§ Supplied material

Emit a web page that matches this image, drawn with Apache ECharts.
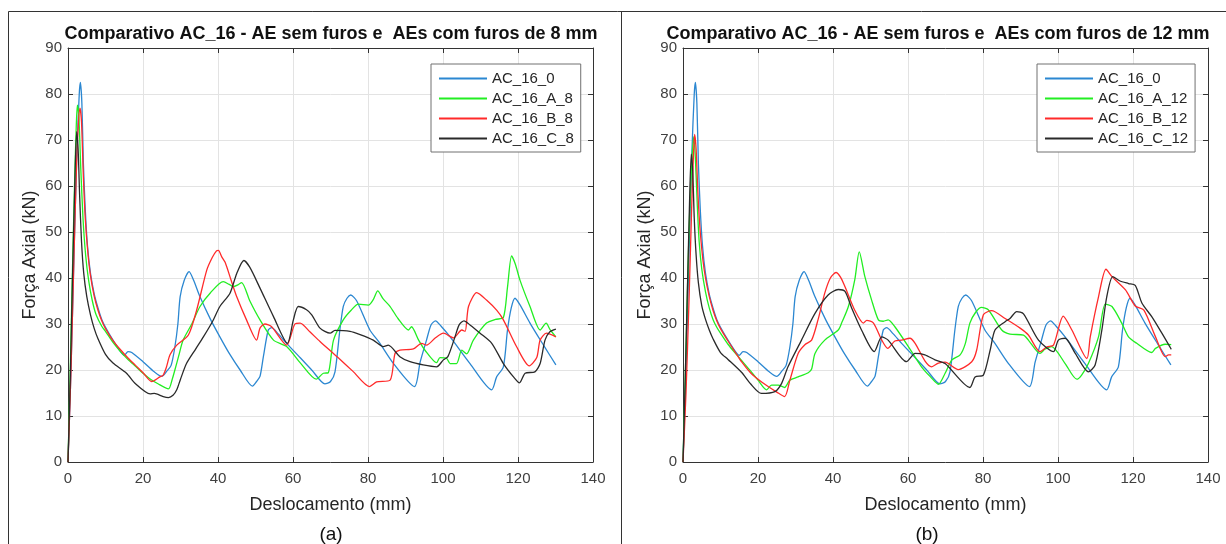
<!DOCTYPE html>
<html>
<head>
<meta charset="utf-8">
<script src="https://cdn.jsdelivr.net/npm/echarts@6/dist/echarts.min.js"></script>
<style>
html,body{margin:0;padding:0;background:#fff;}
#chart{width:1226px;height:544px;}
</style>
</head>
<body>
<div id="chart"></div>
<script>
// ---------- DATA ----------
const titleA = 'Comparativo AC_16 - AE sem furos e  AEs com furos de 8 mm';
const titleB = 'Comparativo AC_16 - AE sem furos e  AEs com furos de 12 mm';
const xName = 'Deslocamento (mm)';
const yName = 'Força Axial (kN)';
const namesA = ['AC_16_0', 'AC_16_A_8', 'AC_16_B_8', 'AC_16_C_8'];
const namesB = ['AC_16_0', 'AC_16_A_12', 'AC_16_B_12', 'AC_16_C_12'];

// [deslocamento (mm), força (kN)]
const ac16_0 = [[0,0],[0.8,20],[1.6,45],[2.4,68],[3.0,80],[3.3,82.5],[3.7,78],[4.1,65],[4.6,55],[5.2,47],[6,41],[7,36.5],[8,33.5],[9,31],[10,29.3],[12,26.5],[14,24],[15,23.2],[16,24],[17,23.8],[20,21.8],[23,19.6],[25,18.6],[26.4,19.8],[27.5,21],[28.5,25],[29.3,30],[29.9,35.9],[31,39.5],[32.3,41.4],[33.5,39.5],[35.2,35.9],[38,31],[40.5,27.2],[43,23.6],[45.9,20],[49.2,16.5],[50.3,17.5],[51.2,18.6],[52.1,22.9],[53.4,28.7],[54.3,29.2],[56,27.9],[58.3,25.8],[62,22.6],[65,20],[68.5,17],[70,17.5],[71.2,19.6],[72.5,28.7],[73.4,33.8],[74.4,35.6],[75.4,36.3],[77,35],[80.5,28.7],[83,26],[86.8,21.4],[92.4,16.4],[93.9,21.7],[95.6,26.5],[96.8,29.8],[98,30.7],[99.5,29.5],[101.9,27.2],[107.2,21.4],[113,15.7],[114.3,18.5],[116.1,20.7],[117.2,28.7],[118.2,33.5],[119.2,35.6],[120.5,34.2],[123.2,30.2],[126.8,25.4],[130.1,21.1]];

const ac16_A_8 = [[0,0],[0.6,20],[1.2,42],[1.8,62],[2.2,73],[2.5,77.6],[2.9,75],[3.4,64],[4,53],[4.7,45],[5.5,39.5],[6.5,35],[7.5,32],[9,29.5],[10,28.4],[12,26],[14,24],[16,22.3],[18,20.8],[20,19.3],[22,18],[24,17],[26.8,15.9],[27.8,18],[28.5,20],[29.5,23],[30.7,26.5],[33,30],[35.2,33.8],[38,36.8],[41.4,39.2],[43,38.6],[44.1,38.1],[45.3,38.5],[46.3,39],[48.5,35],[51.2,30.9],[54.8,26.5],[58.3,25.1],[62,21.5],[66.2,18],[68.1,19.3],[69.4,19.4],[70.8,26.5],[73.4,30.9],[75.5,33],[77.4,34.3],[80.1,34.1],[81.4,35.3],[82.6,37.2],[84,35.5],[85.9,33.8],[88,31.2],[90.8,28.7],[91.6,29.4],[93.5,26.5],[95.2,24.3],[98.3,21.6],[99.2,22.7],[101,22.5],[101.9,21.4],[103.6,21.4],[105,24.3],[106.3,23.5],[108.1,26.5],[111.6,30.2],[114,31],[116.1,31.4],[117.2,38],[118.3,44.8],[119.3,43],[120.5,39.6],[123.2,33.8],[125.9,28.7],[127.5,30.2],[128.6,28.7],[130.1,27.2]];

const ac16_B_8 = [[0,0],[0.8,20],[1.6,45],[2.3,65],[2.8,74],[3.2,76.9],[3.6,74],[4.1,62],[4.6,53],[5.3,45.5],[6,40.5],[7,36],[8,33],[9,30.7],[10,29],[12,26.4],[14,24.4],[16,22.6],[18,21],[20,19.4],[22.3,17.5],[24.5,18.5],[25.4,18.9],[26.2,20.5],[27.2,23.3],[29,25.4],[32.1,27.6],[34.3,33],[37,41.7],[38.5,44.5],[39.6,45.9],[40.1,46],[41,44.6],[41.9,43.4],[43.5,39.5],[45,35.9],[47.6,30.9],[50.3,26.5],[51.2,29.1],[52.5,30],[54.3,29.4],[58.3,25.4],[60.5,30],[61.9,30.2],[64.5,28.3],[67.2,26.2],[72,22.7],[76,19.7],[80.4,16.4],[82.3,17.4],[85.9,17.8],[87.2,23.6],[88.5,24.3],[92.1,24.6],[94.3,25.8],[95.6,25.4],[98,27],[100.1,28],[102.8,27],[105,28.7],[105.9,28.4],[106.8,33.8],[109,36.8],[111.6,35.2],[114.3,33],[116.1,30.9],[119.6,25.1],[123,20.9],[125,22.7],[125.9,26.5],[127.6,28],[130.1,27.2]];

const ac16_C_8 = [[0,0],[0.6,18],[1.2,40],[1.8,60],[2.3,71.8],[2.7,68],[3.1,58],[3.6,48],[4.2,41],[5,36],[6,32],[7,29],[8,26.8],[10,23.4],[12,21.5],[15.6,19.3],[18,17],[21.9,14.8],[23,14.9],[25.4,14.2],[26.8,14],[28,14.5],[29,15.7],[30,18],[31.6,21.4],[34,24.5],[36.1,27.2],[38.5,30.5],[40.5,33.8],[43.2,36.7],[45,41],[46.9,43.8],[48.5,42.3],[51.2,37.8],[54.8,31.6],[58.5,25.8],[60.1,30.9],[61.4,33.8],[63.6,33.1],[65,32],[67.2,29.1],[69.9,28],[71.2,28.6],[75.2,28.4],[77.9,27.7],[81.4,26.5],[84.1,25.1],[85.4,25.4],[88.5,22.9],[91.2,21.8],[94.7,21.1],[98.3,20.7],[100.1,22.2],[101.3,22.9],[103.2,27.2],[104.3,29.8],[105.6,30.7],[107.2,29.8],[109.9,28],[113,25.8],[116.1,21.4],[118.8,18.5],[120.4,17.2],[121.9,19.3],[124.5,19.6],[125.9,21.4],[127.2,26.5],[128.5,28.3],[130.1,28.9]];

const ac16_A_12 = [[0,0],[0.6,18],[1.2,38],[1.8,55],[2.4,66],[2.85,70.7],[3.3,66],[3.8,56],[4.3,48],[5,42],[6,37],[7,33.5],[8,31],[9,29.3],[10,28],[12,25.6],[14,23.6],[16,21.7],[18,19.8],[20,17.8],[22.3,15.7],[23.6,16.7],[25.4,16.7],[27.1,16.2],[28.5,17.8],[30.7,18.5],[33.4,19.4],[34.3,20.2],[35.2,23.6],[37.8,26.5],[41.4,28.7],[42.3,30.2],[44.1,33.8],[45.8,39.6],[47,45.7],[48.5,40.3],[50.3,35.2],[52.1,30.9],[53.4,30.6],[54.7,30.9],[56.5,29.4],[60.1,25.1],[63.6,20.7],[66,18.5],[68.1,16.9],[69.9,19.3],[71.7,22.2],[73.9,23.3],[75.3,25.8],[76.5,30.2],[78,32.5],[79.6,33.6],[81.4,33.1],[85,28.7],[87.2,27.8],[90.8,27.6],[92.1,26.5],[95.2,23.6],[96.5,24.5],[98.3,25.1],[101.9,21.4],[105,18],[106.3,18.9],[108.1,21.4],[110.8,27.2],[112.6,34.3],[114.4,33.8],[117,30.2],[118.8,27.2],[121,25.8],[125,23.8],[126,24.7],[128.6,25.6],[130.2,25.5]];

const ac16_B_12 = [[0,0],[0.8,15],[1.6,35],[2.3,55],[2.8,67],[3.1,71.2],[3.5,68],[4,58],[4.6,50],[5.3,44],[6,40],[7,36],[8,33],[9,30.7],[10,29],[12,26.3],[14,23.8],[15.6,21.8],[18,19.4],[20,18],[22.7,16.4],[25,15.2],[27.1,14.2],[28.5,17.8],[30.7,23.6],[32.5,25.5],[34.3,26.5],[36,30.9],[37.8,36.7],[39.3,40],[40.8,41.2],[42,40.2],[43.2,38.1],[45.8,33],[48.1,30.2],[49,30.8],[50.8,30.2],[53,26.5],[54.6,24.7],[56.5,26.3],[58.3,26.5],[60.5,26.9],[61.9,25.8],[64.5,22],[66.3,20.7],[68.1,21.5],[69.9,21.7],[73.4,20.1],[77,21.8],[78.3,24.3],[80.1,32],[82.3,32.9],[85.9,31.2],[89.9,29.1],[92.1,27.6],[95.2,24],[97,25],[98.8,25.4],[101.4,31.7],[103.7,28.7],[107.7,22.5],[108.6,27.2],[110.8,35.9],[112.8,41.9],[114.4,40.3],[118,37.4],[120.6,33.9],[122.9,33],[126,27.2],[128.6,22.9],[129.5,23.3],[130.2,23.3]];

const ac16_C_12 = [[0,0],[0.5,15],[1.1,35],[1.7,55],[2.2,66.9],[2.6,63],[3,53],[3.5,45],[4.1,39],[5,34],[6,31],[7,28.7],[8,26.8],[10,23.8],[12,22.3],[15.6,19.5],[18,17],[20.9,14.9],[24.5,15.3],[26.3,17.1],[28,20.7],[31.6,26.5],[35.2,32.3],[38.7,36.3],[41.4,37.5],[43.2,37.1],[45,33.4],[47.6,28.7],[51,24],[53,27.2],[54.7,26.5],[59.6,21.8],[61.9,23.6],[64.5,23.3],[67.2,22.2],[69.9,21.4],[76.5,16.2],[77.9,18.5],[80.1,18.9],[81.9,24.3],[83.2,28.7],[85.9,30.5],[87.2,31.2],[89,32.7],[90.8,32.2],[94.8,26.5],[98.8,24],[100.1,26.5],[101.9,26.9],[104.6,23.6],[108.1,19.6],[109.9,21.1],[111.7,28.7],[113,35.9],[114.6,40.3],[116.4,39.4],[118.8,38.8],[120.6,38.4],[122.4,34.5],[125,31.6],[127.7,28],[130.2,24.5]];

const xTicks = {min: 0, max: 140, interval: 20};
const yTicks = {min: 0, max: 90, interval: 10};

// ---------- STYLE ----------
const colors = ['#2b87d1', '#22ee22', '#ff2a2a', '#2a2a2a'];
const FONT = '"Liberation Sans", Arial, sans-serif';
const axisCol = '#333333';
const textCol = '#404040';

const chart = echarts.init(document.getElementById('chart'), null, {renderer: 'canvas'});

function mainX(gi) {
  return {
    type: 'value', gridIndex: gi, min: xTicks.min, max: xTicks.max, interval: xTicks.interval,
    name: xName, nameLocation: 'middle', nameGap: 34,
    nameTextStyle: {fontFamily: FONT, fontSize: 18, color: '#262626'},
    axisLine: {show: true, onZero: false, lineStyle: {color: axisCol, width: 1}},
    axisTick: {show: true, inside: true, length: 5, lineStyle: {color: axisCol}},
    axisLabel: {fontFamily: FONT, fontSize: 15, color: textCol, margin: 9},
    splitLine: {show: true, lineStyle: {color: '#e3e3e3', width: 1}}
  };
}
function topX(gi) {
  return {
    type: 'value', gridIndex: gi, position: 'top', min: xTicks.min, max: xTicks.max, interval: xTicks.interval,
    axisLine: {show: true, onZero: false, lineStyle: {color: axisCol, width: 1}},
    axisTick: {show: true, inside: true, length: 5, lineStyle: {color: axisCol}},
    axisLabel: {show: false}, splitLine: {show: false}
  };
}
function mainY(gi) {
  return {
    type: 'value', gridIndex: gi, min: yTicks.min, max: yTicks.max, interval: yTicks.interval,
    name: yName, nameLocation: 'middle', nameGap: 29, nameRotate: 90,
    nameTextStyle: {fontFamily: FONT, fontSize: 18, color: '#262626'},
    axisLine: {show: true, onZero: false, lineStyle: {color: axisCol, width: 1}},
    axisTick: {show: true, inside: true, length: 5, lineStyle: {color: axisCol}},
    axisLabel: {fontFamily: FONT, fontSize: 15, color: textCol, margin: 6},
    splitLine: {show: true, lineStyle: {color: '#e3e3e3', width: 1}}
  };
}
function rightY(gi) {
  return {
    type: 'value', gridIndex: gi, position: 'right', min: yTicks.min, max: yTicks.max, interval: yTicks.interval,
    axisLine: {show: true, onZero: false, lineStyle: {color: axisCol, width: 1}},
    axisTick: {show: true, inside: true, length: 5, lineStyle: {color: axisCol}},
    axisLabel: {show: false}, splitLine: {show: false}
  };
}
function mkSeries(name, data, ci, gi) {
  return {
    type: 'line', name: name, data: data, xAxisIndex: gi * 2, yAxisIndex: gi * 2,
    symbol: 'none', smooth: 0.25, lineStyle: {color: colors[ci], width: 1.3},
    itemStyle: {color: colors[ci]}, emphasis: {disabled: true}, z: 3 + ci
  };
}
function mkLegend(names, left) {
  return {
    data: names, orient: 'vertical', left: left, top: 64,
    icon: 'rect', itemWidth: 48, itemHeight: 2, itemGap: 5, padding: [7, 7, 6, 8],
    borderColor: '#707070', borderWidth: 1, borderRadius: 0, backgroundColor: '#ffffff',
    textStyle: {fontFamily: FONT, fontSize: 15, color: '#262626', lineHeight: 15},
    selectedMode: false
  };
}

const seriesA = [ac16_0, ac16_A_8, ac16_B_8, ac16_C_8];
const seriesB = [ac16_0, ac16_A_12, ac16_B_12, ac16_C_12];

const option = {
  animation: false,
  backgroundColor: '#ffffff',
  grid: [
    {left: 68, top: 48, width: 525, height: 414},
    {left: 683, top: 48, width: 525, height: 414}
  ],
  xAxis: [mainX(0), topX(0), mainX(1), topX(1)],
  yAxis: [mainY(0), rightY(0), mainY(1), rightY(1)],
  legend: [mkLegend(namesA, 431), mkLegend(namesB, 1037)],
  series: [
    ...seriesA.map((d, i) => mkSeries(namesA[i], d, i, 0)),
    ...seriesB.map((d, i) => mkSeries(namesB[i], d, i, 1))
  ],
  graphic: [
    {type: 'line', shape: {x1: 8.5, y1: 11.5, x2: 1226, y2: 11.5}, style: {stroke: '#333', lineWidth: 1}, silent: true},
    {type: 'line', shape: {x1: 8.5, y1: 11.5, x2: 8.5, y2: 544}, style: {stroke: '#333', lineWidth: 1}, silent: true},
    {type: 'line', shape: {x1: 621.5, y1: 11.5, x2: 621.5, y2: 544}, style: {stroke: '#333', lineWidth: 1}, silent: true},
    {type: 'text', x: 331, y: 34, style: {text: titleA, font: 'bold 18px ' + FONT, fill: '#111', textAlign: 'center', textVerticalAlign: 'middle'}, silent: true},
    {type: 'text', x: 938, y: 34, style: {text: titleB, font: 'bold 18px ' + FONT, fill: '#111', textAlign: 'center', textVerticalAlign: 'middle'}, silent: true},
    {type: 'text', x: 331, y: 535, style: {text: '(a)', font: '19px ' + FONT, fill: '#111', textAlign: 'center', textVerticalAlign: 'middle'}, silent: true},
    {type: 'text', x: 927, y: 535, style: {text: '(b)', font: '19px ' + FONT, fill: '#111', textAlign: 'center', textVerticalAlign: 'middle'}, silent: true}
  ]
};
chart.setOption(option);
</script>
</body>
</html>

§ Exercise details
Omitting all pictures, restate exactly the lines of the material from its start through the line that contains "['AC_16_0', 'AC_16_A_12', 'AC_16_B_12', 'AC_16_C_12'];".

§ Response for this exercise
Emit a web page that matches this image, drawn with Apache ECharts.
<!DOCTYPE html>
<html>
<head>
<meta charset="utf-8">
<script src="https://cdn.jsdelivr.net/npm/echarts@6/dist/echarts.min.js"></script>
<style>
html,body{margin:0;padding:0;background:#fff;}
#chart{width:1226px;height:544px;}
</style>
</head>
<body>
<div id="chart"></div>
<script>
// ---------- DATA ----------
const titleA = 'Comparativo AC_16 - AE sem furos e  AEs com furos de 8 mm';
const titleB = 'Comparativo AC_16 - AE sem furos e  AEs com furos de 12 mm';
const xName = 'Deslocamento (mm)';
const yName = 'Força Axial (kN)';
const namesA = ['AC_16_0', 'AC_16_A_8', 'AC_16_B_8', 'AC_16_C_8'];
const namesB = ['AC_16_0', 'AC_16_A_12', 'AC_16_B_12', 'AC_16_C_12'];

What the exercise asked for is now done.